Горько сознавать, что такие люди, как Эйзенштейн, с таким даром могли вообще допустить мысль на кого-то влиять, кого-то воспитать. Могли отозваться на примитивно-утопическую затею: создать новых людей. Сегодня это кажется бредом. У первых людей советского кинематографа, очень одаренных или даже гениальных, все было впереди. Они сделали только первые шаги.
Кино отличается все же от других искусств. Здесь звенья освоенных новых технических средств образуют историческую цепочку. Овладение старыми приемами и создание новых — кинематографический закон. Хотя профессионализм вовсе не является гарантией художественного результата. Можно быть хорошим профессионалом и никаким художником — это в последнее время стало даже залогом публичного успеха.
При новаторской направленности картин Эйзенштейна, обусловленной его появлением у истоков ремесла, они содержат мощный художественный ресурс. Это и есть главная ценность наследия Эйзенштейна. Проживи он дольше, его приемы непременно подверглись бы изменению. Изменился бы свет в кадре, он, наверное, перестал бы сотрудничать с прежними операторами. Он, вероятно, стал бы больше работать с общими планами и реже делать ставку на крупные, изображение ушло бы от статуарности, и актеры стали бы более подвижны внутри кадра. Обязательно изменились бы у Эйзенштейна приемы монтажа.

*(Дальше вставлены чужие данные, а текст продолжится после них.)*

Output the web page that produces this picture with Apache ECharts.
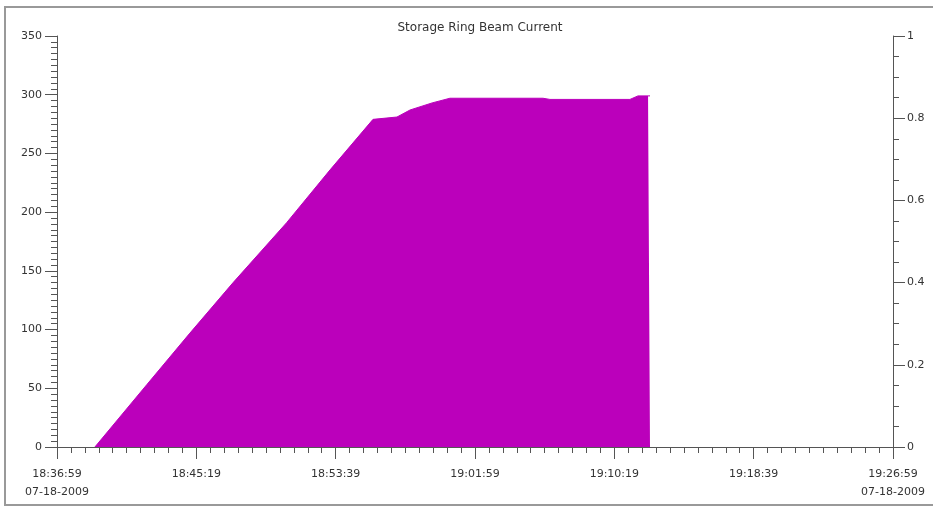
<!DOCTYPE html>
<html>
<head>
<meta charset="utf-8">
<script src="https://cdn.jsdelivr.net/npm/echarts@6/dist/echarts.min.js"></script>
<style>html,body{margin:0;padding:0;background:#fff;}#c{width:933px;height:511px;}</style>
</head>
<body>
<div id="c"></div>
<script>
// Data
var startTime = "18:36:59";
var endTime = "19:26:59";
var dateLabel = "07-18-2009";
var times = ["18:39:15","18:42:21","18:44:56","18:47:31","18:50:43","18:53:19","18:55:53","18:57:19","18:58:06","18:59:25","19:00:29","19:06:03","19:06:28","19:11:15","19:11:44","19:12:20","19:12:27"];
var current = [0,53,97,140,191,236,279,281,287,293,297,297,296,296,299,299,299];
var leftTicks = [0,350,50];
var rightTicks = [0,1,0.2];

function toSec(s){var p=s.split(':');return (+p[0])*3600+(+p[1])*60+(+p[2]);}
var base = toSec(startTime);
var span = toSec(endTime) - base;
function fmt(v){
  var t = base + Math.round(v);
  var h = Math.floor(t/3600), m = Math.floor((t%3600)/60), s = t%60;
  function p(n){return (n<10?'0':'')+n;}
  return p(h)+':'+p(m)+':'+p(s);
}
var seriesData = times.map(function(t,i){return [toSec(t)-base, current[i]];});

var chart = echarts.init(document.getElementById('c'));
var axisCol = '#555';
var txtCol = '#333';
var font = 'DejaVu Sans, Liberation Sans, sans-serif';
chart.setOption({
  animation:false,
  backgroundColor:'#fff',
  title:{text:'Storage Ring Beam Current',left:475,textAlign:'center',top:17,
    textStyle:{fontSize:12,fontWeight:'normal',color:txtCol,fontFamily:font}},
  graphic:[{type:'rect',shape:{x:5,y:7,width:940,height:498},style:{fill:'none',stroke:'#999',lineWidth:2},silent:true}],
  grid:{left:57,right:40,top:36,bottom:64},
  xAxis:{type:'value',min:0,max:span,interval:500,
    axisLine:{lineStyle:{color:axisCol,width:1}},
    axisTick:{length:12,lineStyle:{color:axisCol}},
    minorTick:{show:true,splitNumber:10,length:6,lineStyle:{color:axisCol}},
    splitLine:{show:false},
    axisLabel:{color:txtCol,fontSize:11,fontFamily:font,margin:18,lineHeight:18,showMinLabel:true,showMaxLabel:true,
      formatter:function(v){var s=fmt(v);if(v===0||v===span)s+='\n'+dateLabel;return s;}}},
  yAxis:[{type:'value',min:leftTicks[0],max:leftTicks[1],interval:leftTicks[2],position:'left',
    axisLine:{show:true,lineStyle:{color:axisCol}},
    axisTick:{show:true,length:12,lineStyle:{color:axisCol}},
    minorTick:{show:true,splitNumber:10,length:6,lineStyle:{color:axisCol}},
    splitLine:{show:false},
    axisLabel:{color:txtCol,fontSize:11,fontFamily:font,margin:15}},
   {type:'value',min:rightTicks[0],max:rightTicks[1],interval:rightTicks[2],position:'right',
    axisLine:{show:true,lineStyle:{color:axisCol}},
    axisTick:{show:true,length:12,lineStyle:{color:axisCol}},
    minorTick:{show:true,splitNumber:4,length:6,lineStyle:{color:axisCol}},
    splitLine:{show:false},
    axisLabel:{color:txtCol,fontSize:11,fontFamily:font,margin:14,
      formatter:function(v){return String(+v.toFixed(1));}}}],
  series:[{type:'line',data:seriesData,yAxisIndex:0,showSymbol:false,
    lineStyle:{color:'#bb00bb',width:1},
    areaStyle:{color:'#bb00bb',opacity:1}}]
});
</script>
</body>
</html>
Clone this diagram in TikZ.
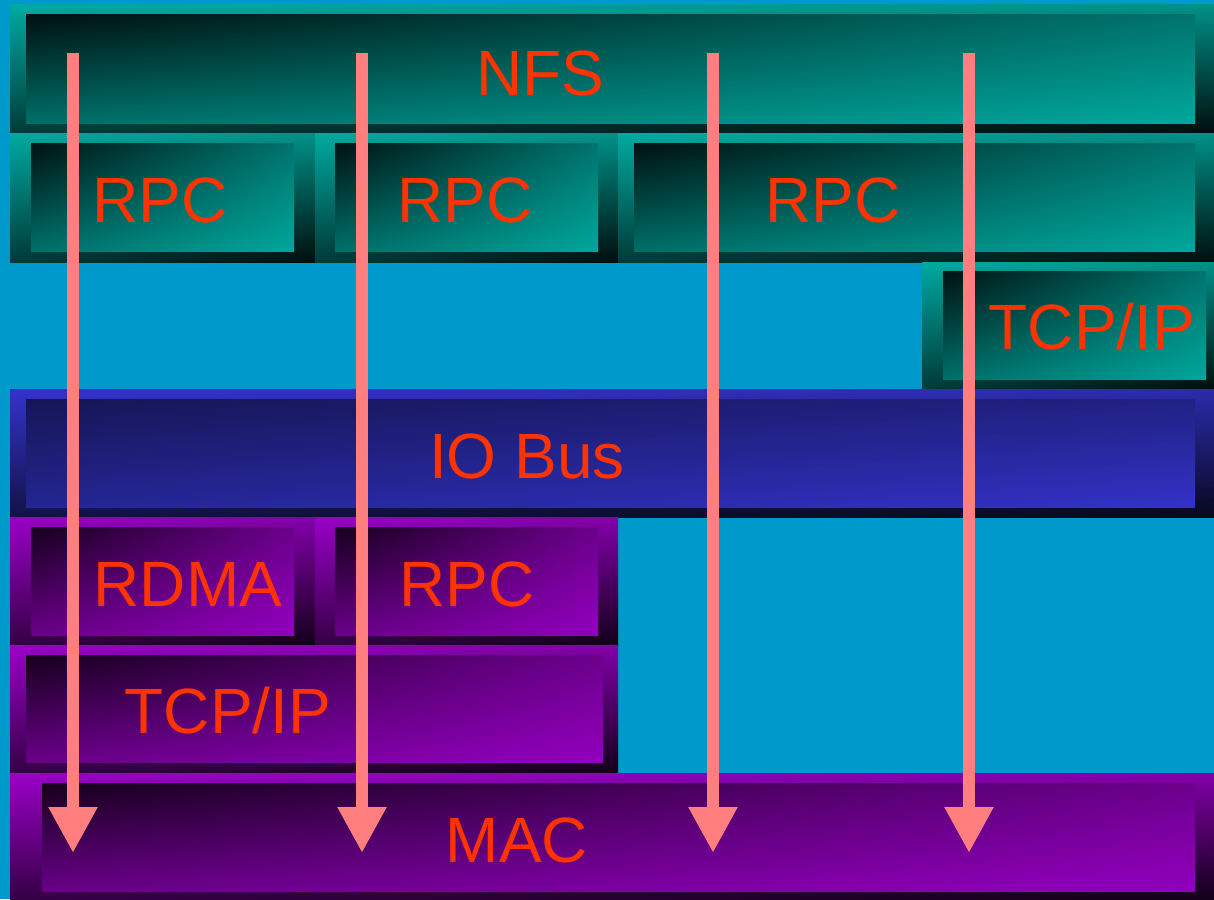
\documentclass[tikz,border=0pt]{standalone}
\usepackage{fontspec}
\setmainfont{Liberation Sans}
\usetikzlibrary{arrows.meta,shadings}
\definecolor{bgc}{HTML}{0099CC}
\definecolor{tB}{HTML}{00AAA0}
\definecolor{bB}{HTML}{3333CC}
\definecolor{pB}{HTML}{9A00C8}
\definecolor{txt}{HTML}{FF3300}
\definecolor{arc}{HTML}{FF7F7F}
\tikzset{
  fT/.style={upper left=tB, upper right=tB!85!black, lower left=tB!35!black, lower right=tB!8!black},
  iT/.style={upper left=tB!10!black, upper right=tB!68!black, lower left=tB!65!black, lower right=tB!98!black},
  fB/.style={upper left=bB, upper right=bB!85!black, lower left=bB!35!black, lower right=bB!15!black},
  iB/.style={upper left=bB!42!black, upper right=bB!65!black, lower left=bB!72!black, lower right=bB!98!black},
  fP/.style={upper left=pB, upper right=pB!85!black, lower left=pB!35!black, lower right=pB!12!black},
  iP/.style={upper left=pB!14!black, upper right=pB!70!black, lower left=pB!68!black, lower right=pB!95!black},
  lbl/.style={text=txt, font=\fontsize{64}{70}\selectfont, inner sep=0pt, anchor=base},
  arr/.style={draw=arc, line width=12pt, -{Triangle[length=46pt,width=46pt]}},
}
\newcommand\lyr[5]{\shade[f#1] (#2) rectangle (#3); \shade[i#1] (#4) rectangle (#5);}
\begin{document}
\begin{tikzpicture}[x=1pt,y=-1pt]
\fill[bgc] (0,0) rectangle (1214,899);
\useasboundingbox (0,0) rectangle (1214,899);
% teal layers
\lyr{T}{10,5}{1214,133}{26,15}{1195,123}
\lyr{T}{10,133}{315,262}{31,143}{294,251}
\lyr{T}{315,133}{618,262}{335,143}{598,251}
\lyr{T}{618,133}{1214,262}{634,143}{1195,251}
\lyr{T}{922,262}{1214,389}{943,271}{1206,379}
% IO bus
\lyr{B}{10,389}{1214,517}{26,399}{1195,507}
% purple layers
\lyr{P}{10,517}{315,645}{31,527}{294,635}
\lyr{P}{315,517}{618,645}{335,527}{598,635}
\lyr{P}{10,645}{618,773}{26,655}{603,762}
\lyr{P}{10,773}{1214,899}{42,783}{1195,891}
% labels
\node[lbl] (nfs) at (540,95) {NFS};
\node[lbl] (rpc1) at (160,222) {RPC};
\node[lbl] (rpc2) at (465,222) {RPC};
\node[lbl] (rpc3) at (833,222) {RPC};
\node[lbl] (tcp1) at (1092,349) {TCP/IP};
\node[lbl] (iob) at (527,478) {IO Bus};
\node[lbl] (rdma) at (188,606) {RDMA};
\node[lbl] (rpc4) at (467,606) {RPC};
\node[lbl] (tcp2) at (228,733) {TCP/IP};
\node[lbl] (mac) at (517,862) {MAC};
% arrows
\coordinate (s1) at (73,53);  \coordinate (e1) at (73,853);
\coordinate (s2) at (362,53); \coordinate (e2) at (362,853);
\coordinate (s3) at (713,53); \coordinate (e3) at (713,853);
\coordinate (s4) at (969,53); \coordinate (e4) at (969,853);
\draw[arr] (s1) -- (e1);
\draw[arr] (s2) -- (e2);
\draw[arr] (s3) -- (e3);
\draw[arr] (s4) -- (e4);
\end{tikzpicture}
\end{document}
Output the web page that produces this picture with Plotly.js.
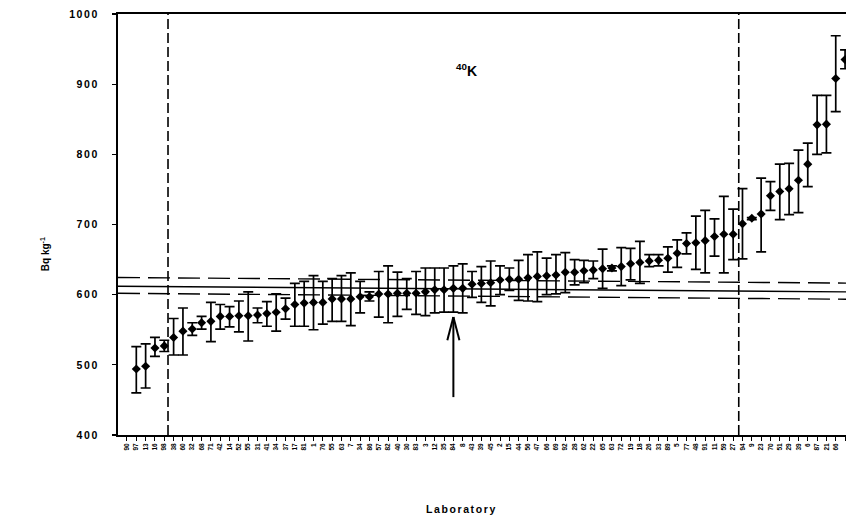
<!DOCTYPE html>
<html>
<head>
<meta charset="utf-8">
<script src="https://cdn.plot.ly/plotly-3.0.1.min.js"></script>
<style>
  html, body { margin: 0; padding: 0; background: #fff; overflow: hidden; }
  #chart { width: 846px; height: 522px; }
</style>
</head>
<body>
<div id="chart"></div>
<script>
// Laboratory codes (tick labels), first label sits one slot left of the first point
const labCodes = ['90','97','13','16','98','38','60','32','68','71','42','14','52','55','31','41','34','37','17','81',
  '1','76','55','63','7','34','86','57','82','40','30','83','3','12','35','84','8','43','39','45',
  '2','15','44','56','47','66','69','92','28','62','22','65','63','72','19','18','26','33','89','5',
  '77','48','91','11','59','27','94','9','23','70','51','29','39','6','87','21','66','73'];

// 40K activity (Bq/kg) for each laboratory result, sorted
const values = [494,498,524,527,539,548,551,560,562,569,569,570,570,571,573,575,580,586,588,589,
  589,594,594,594,597,597,601,601,602,602,602,604,607,607,609,609,615,616,617,621,
  622,622,624,626,627,628,632,632,634,635,637,638,640,644,646,648,649,652,659,673,
  674,677,683,686,686,701,709,715,741,747,751,763,786,842,843,908,935];
const errPlus = [32,32,15,8,27,33,9,9,27,17,14,21,34,10,17,26,15,30,31,38,
  30,29,33,37,22,7,32,40,30,21,31,34,31,31,32,35,18,24,31,20,
  16,27,33,35,25,29,28,18,15,13,28,3,27,22,30,9,8,16,19,15,
  38,43,25,54,36,50,1,51,20,39,36,43,30,42,41,61,14];
const errMinus = [34,31,12,8,25,34,9,9,29,18,15,23,36,11,18,27,15,31,33,39,
  31,32,32,38,23,6,33,41,33,23,30,34,33,32,34,35,19,27,33,21,
  16,30,33,36,27,27,29,18,17,12,28,4,27,23,30,8,8,20,20,15,
  38,46,28,55,36,50,2,54,21,40,37,46,32,42,41,47,13];

// Reference value lines (upper limit, reference value, lower limit) at left and right of plot
const refLeft = [624.5, 612, 602];
const refRight = [616.5, 604, 593.5];
const refDash = ['22px,8px', 'solid', '22px,8px'];

// Vertical dashed boundaries (in point-index units) and arrowed laboratory index
const boundaries = [4.4, 65.6];
const arrowIndex = 35;
const arrowTip = 568, arrowBase = 454, arrowWing = 535, arrowHalf = 0.65;

const yTicks = [400, 500, 600, 700, 800, 900, 1000];

const xPos = values.map((v, i) => i + 1);
const tickPos = labCodes.map((c, i) => i);

const trace = {
  type: 'scatter',
  mode: 'markers',
  x: xPos,
  y: values,
  marker: { symbol: 'diamond', size: 7, color: '#000' },
  error_y: {
    type: 'data', symmetric: false,
    array: errPlus, arrayminus: errMinus,
    color: '#000', thickness: 1.7, width: 5
  },
  hoverinfo: 'x+y',
  showlegend: false
};

const shapes = [];
refLeft.forEach((yl, i) => {
  shapes.push({
    type: 'line', xref: 'paper', yref: 'y',
    x0: 0, x1: 1, y0: yl, y1: refRight[i],
    line: { color: '#000', width: 1.4, dash: refDash[i] }
  });
});
boundaries.forEach(b => {
  shapes.push({
    type: 'line', xref: 'x', yref: 'paper',
    x0: b, x1: b, y0: 0, y1: 1,
    line: { color: '#000', width: 1.6, dash: '10px,4px' }
  });
});
// arrow shaft and open head
shapes.push({ type: 'line', xref: 'x', yref: 'y', x0: arrowIndex, x1: arrowIndex, y0: arrowBase, y1: arrowTip,
  line: { color: '#000', width: 2 } });
shapes.push({ type: 'line', xref: 'x', yref: 'y', x0: arrowIndex - arrowHalf, x1: arrowIndex, y0: arrowWing, y1: arrowTip,
  line: { color: '#000', width: 2 } });
shapes.push({ type: 'line', xref: 'x', yref: 'y', x0: arrowIndex + arrowHalf, x1: arrowIndex, y0: arrowWing, y1: arrowTip,
  line: { color: '#000', width: 2 } });

const font = 'Liberation Sans, Arial, sans-serif';

const layout = {
  width: 846, height: 522,
  margin: { l: 118, r: 0, t: 14, b: 87 },
  paper_bgcolor: '#fff', plot_bgcolor: '#fff',
  font: { family: font, color: '#000' },
  showlegend: false,
  xaxis: {
    range: [-0.963, 77.1],
    tickmode: 'array', tickvals: tickPos, ticktext: labCodes,
    tickangle: -90,
    tickfont: { family: font, size: 6.5, weight: 'bold', color: '#000' },
    ticks: 'outside', ticklen: 4, tickwidth: 1, tickcolor: '#000',
    showline: true, linecolor: '#000', linewidth: 1.8, mirror: true,
    showgrid: false, zeroline: false
  },
  yaxis: {
    range: [400, 1000],
    tickmode: 'array', tickvals: yTicks,
    tickfont: { family: font, size: 10.5, weight: 'bold', color: '#000' },
    ticks: 'outside', ticklen: 4, tickwidth: 1.2, tickcolor: '#000',
    ticklabelstandoff: 11,
    showline: true, linecolor: '#000', linewidth: 2,
    showgrid: false, zeroline: false
  },
  shapes: shapes,
  annotations: [
    { xref: 'paper', yref: 'paper', x: 0.479, y: 0.867, xanchor: 'center', yanchor: 'middle',
      text: '<sup>40</sup>K', showarrow: false,
      font: { family: font, size: 14, weight: 'bold', color: '#000' } },
    { xref: 'paper', yref: 'paper', x: -0.1, y: 0.43, xanchor: 'center', yanchor: 'middle',
      text: 'Bq kg<sup>-1</sup>', textangle: -90, showarrow: false,
      font: { family: font, size: 10, weight: 'bold', color: '#000' } },
    { xref: 'paper', yref: 'paper', x: 0.472, y: -0.176, xanchor: 'center', yanchor: 'middle',
      text: 'Laboratory', showarrow: false,
      font: { family: font, size: 10.5, weight: 'bold', color: '#000' } }
  ]
};

Plotly.newPlot('chart', [trace], layout, { displayModeBar: false, staticPlot: true }).then(() => {
  document.querySelectorAll('.ytick text').forEach(t => { t.style.letterSpacing = '1.6px'; });
  document.querySelectorAll('.annotation-text').forEach(t => {
    if (t.textContent === 'Laboratory') t.style.letterSpacing = '1.6px';
  });
});
</script>
</body>
</html>
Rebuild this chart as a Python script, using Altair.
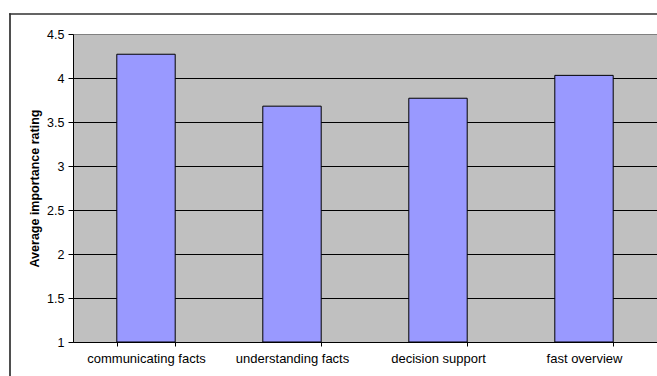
import altair as alt
import pandas as pd

# Survey results: average importance rating per purpose
purposes = ["communicating facts", "understanding facts", "decision support", "fast overview"]
ratings = [4.27, 3.68, 3.77, 4.03]
y_ticks = [1, 1.5, 2, 2.5, 3, 3.5, 4, 4.5]
y_title = "Average importance rating"

df = pd.DataFrame({"purpose": purposes, "rating": ratings})

FONT = "Liberation Sans"
PLOT_W, PLOT_H = 584, 308
FRAME_COLOR = "#303030"

bars = alt.Chart(df).mark_bar(
    color="#9999FF", stroke="#000000", strokeWidth=1
).encode(
    x=alt.X(
        "purpose:N",
        sort=purposes,
        title=None,
        scale=alt.Scale(paddingInner=0.6, paddingOuter=0.3),
        axis=alt.Axis(
            labelAngle=0,
            tickBand="extent",
            tickSize=4,
            tickColor="#000000",
            domainColor="#000000",
            labelPadding=6,
            labelFont=FONT,
            labelFontSize=13,
            labelColor="#000000",
            grid=False,
        ),
    ),
    y=alt.Y(
        "rating:Q",
        title=y_title,
        scale=alt.Scale(domain=[1, 4.5], nice=False, zero=False),
        axis=alt.Axis(
            values=y_ticks,
            format=".1~f",
            tickSize=5,
            tickColor="#000000",
            domainColor="#000000",
            labelPadding=4,
            labelFont=FONT,
            labelFontSize=12.5,
            labelColor="#000000",
            titleFont=FONT,
            titleFontSize=12.5,
            titleFontWeight="bold",
            titleColor="#000000",
            titlePadding=5,
            grid=True,
            gridColor={"condition": {"test": "datum.value >= 4.5", "value": "#808080"}, "value": "#000000"},
            gridWidth=1,
            gridOpacity=1,
        ),
    ),
    y2=alt.datum(1),
)

# Outer chart frame: left and top edges (the rest runs off the canvas)
frame_left = alt.Chart(alt.Data(values=[{}])).mark_rule(
    color=FRAME_COLOR, strokeWidth=1.7
).encode(
    x=alt.value(-63),
    y=alt.value(-20.85),
    y2=alt.value(PLOT_H + 80),
)
frame_top = alt.Chart(alt.Data(values=[{}])).mark_rule(
    color=FRAME_COLOR, strokeWidth=1.7
).encode(
    x=alt.value(-63.85),
    x2=alt.value(PLOT_W + 40),
    y=alt.value(-20),
)

chart = alt.layer(bars, frame_left, frame_top).properties(
    width=PLOT_W,
    height=PLOT_H,
    background="#FFFFFF",
    padding={"left": 73, "top": 34, "right": 0, "bottom": 34},
    autosize=alt.AutoSizeParams(type="none"),
).configure_view(
    fill="#C0C0C0", strokeWidth=0
)

chart.save("out.html", embed_options={"renderer": "svg", "actions": False})
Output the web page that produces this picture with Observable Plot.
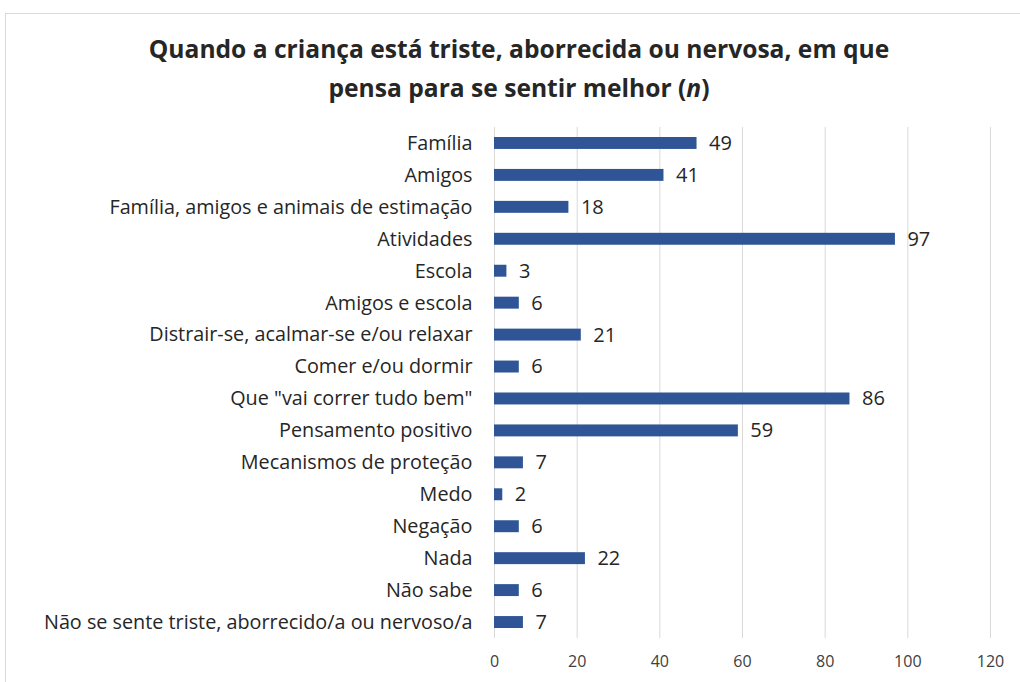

Теория монтажа Эйзенштейна — драгоценный камень в его короне, но это явление скорее эстетическое, чем методологическое. Она имела бы непреходящее значение, если бы кинематограф стал фундаментальным искусством. Но кинематограф все еще находится в стадии становления, и все последующие открытия могут превратить эту теорию в свод элементарных упражнений для начинающих. Не хотелось бы, чтобы это произошло.
Художественные идеи все же должны идти впереди технического поиска, так как именно они определяют возникновение образа.
Время в кино более многослойно, чем в литературном или музыкальном произведении: здесь есть и вертикаль и горизонталь. Здесь все существует одновременно, даже кадр, который промелькнул и исчез.